More and more, in conversations with our customers, we’re seeing a marked transition in their most pressing Extended Workforce needs: for much of 2020, the focus was almost exclusively on managing spend for cost savings to shore up the business; in early 2021, the focus shifted to one of managing spend in order to fund growth investments; and, now, we are seeing an emerging, urgent focus on filling critical labor gaps across the business—especially among IT roles. This is not to say that cost savings or growth funding have entirely fallen away as priorities; this is just a layering-on of yet another mission-critical priority in the three-dimensional chess that is modern Extended Workforce management.

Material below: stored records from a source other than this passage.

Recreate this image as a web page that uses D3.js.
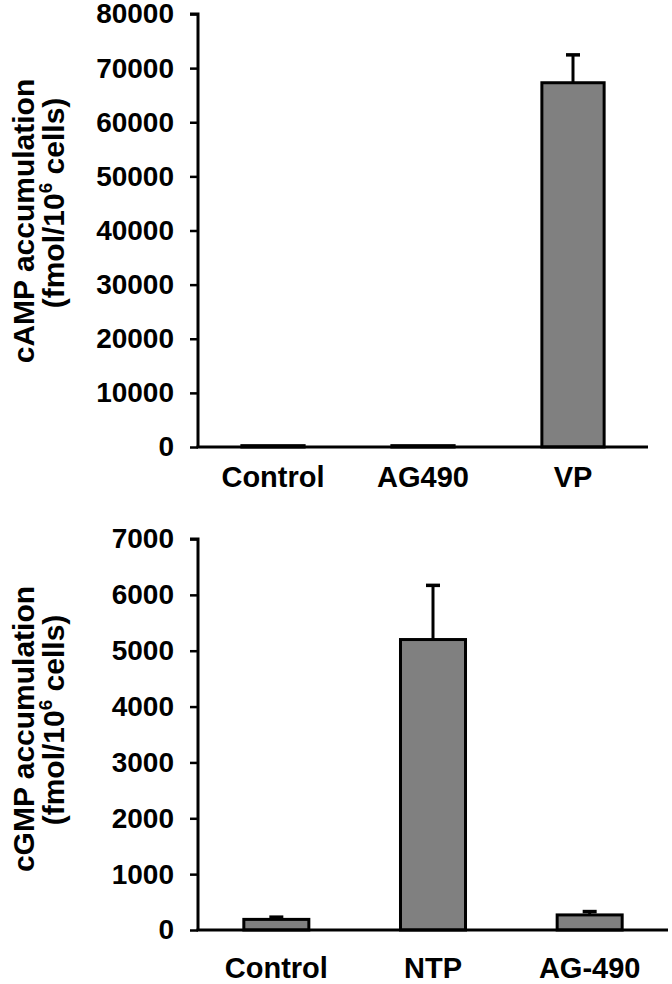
<!DOCTYPE html>
<html><head><meta charset="utf-8">
<script src="https://cdn.jsdelivr.net/npm/d3@7"></script>
<style>
html,body{margin:0;padding:0;background:#fff;}
svg{display:block;font-family:"Liberation Sans",Arial,sans-serif;font-weight:bold;}
</style></head>
<body><svg id="c" width="672" height="984"></svg>
<script>
// Top panel: cAMP
const campCategories = ["Control", "AG490", "VP"];
const campValues = [250, 250, 67300];
const campErrors = [40, 40, 5150];
const campTicks = [0, 10000, 20000, 30000, 40000, 50000, 60000, 70000, 80000];

// Bottom panel: cGMP
const cgmpCategories = ["Control", "NTP", "AG-490"];
const cgmpValues = [190, 5200, 270];
const cgmpErrors = [40, 970, 60];
const cgmpTicks = [0, 1000, 2000, 3000, 4000, 5000, 6000, 7000];

const svg = d3.select("#c");

function panel(cfg) {
  const g = svg.append("g");
  const x = d3.scaleBand().domain(cfg.cats).range([cfg.x0, cfg.x1])
    .paddingInner(0.585).paddingOuter(0.2925);
  const y = d3.scaleLinear().domain([0, cfg.max]).range([cfg.y0, cfg.y1]);

  // y axis
  const ya = g.append("g").attr("transform", `translate(${cfg.x0},0)`)
    .call(d3.axisLeft(y).tickValues(cfg.ticks).tickSize(8).tickPadding(16).tickFormat(d3.format("d")));
  ya.select(".domain").attr("stroke", "#000").attr("stroke-width", 3)
    .attr("d", `M-8,${y(cfg.max)}H0V${y(0)}`);
  ya.selectAll(".tick line").attr("stroke", "#000").attr("stroke-width", 2.5);
  ya.selectAll(".tick text").attr("fill", "#000").style("font-size", "28px")
    .style("font-weight", "bold").style("font-family", '"Liberation Sans",Arial,sans-serif');

  // bars
  g.selectAll("rect.bar").data(cfg.cats).enter().append("rect")
    .attr("x", d => x(d)).attr("width", x.bandwidth())
    .attr("y", (d, i) => y(cfg.vals[i]))
    .attr("height", (d, i) => y(0) - y(cfg.vals[i]))
    .attr("fill", "#808080").attr("stroke", "#000").attr("stroke-width", 3);

  // error bars
  cfg.cats.forEach((d, i) => {
    const cx = x(d) + x.bandwidth() / 2;
    const top = y(cfg.vals[i] + cfg.errs[i]);
    const base = y(cfg.vals[i]);
    if (base - top < 2) return;
    g.append("line").attr("x1", cx).attr("x2", cx).attr("y1", base).attr("y2", top)
      .attr("stroke", "#000").attr("stroke-width", 3);
    g.append("line").attr("x1", cx - 7).attr("x2", cx + 7).attr("y1", top).attr("y2", top)
      .attr("stroke", "#000").attr("stroke-width", 3.5);
  });

  // x axis
  const xa = g.append("g").attr("transform", `translate(0,${cfg.y0})`)
    .call(d3.axisBottom(x).tickSize(0).tickPadding(cfg.labelPad));
  xa.select(".domain").attr("stroke", "#000").attr("stroke-width", 3)
    .attr("d", `M${cfg.x0 - 1.5},0H${cfg.x1}`);
  xa.selectAll(".tick text").attr("fill", "#000").style("font-size", "29px")
    .style("font-weight", "bold").style("font-family", '"Liberation Sans",Arial,sans-serif');

  // y label (two lines)
  g.append("text").attr("transform", `translate(${cfg.lab1x},${cfg.lab1y}) rotate(-90)`)
    .attr("text-anchor", "middle").style("font-size", "30px").text(cfg.title);
  const l2 = g.append("text").attr("transform", `translate(${cfg.lab2x},${cfg.lab2y}) rotate(-90)`)
    .attr("text-anchor", "middle").style("font-size", "30px");
  l2.append("tspan").text("(fmol/10");
  l2.append("tspan").attr("dy", -12).style("font-size", "19px").text("6");
  l2.append("tspan").attr("dy", 12).text(" cells)");
}

panel({cats: campCategories, vals: campValues, errs: campErrors, ticks: campTicks, max: 80000,
  x0: 198, x1: 648, y0: 447, y1: 14, labelPad: 19,
  title: "cAMP accumulation", lab1x: 34, lab1y: 221, lab2x: 64, lab2y: 203});

panel({cats: cgmpCategories, vals: cgmpValues, errs: cgmpErrors, ticks: cgmpTicks, max: 7000,
  x0: 198, x1: 668, y0: 930, y1: 539, labelPad: 27,
  title: "cGMP accumulation", lab1x: 34, lab1y: 729, lab2x: 64, lab2y: 720});
</script></body></html>
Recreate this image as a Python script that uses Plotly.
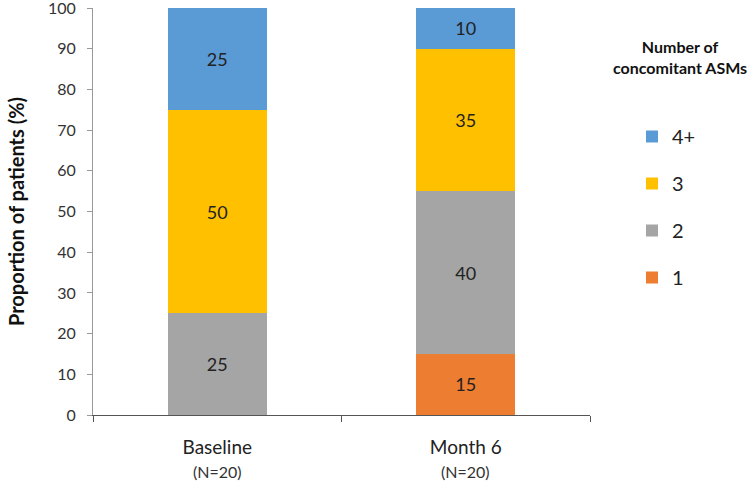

The reasons for the pressure on IT talent sourcing are well known and universally felt at this point: during the pandemic, while companies were forced out of necessity to let go of certain strategic projects, generally speaking they held tight to their digital transformation priorities—with the result being a proportional swelling of their IT contract labor relative to most other roles. Now, as companies are climbing out of the pandemic recession, they are doing so by doubling-down on their transformation projects, pushing competition for IT talent, services, and contract labor into the red zone. According to Brightfield’s June Extended Workforce Intelligence Report, the average monthly demand for new IT contingent assignments is currently running 30% higher than pre-pandemic demand levels.
With talent increasingly difficult to source—and power presently in the hands of the labor market—the task of securing IT workers demands far greater levels of perseverance and data analytics. Enterprise labor buying organizations are faced with the challenging physics of examining all the key levers that determine sourcing speed, cost, and quality across dozens or even hundreds of new work requirements across multiple business units and geographies at any given point in time—simultaneously.
At Brightfield, we are committed to supporting those companies whose fortunes rise and fall according to their ability to save costs, fund innovation, and efficiently acquire contract labor and services; and, our TDX platform is the intelligence hub enabling their ability to execute this multiple-objective spend and sourcing optimization process at scale:
1. Role optimization: What’s the right experience level of worker for each assignment? What skills are must-have versus optional? What is the predicted impact on speed to fill (and cost and quality) if we change the skill requirements? Can we loosen our max tenure policy in order to keep the workers we have longer and make ourselves more attractive to others?
2. Rate optimization: Given the upheaval in IT labor markets, are our rates still competitive by location? By role? By level? What is the likelihood that we are now inadvertently over-paying in specific places?
3. Location optimization: Which cities are emerging hubs of IT talent? How are bill rates and markups changing for specific skills in specific locations? What is the predicted impact on speed of sourcing if we embrace a work-from-anywhere strategy?
4. Supplier optimization: Can we better pair our current contingent IT workers whose assignments are about to expire with assignments about to open? Which of our suppliers are best or worst at fielding the types of roles we’re most desperate for? What are they charging in the way of markups? Can they support our diversity efforts at the same time that they speed up sourcing? Can we broaden the set of suppliers that receive each requisition? Can we experiment with other approaches like direct sourcing or bringing retirees back on contract?
Brightfield’s TDX platform enables this multi-variate process with the world’s richest market intelligence dataset and the automation of key labor buying decisions and processes. Our TDX platform combines anonymized customer data on approximately $400 billion in actual extended workforce transactions in over 10,000 locations across 40 countries. Our objective is to ensure enterprise contract labor buyers are sourcing the right work in the right volume from the right source at the right price.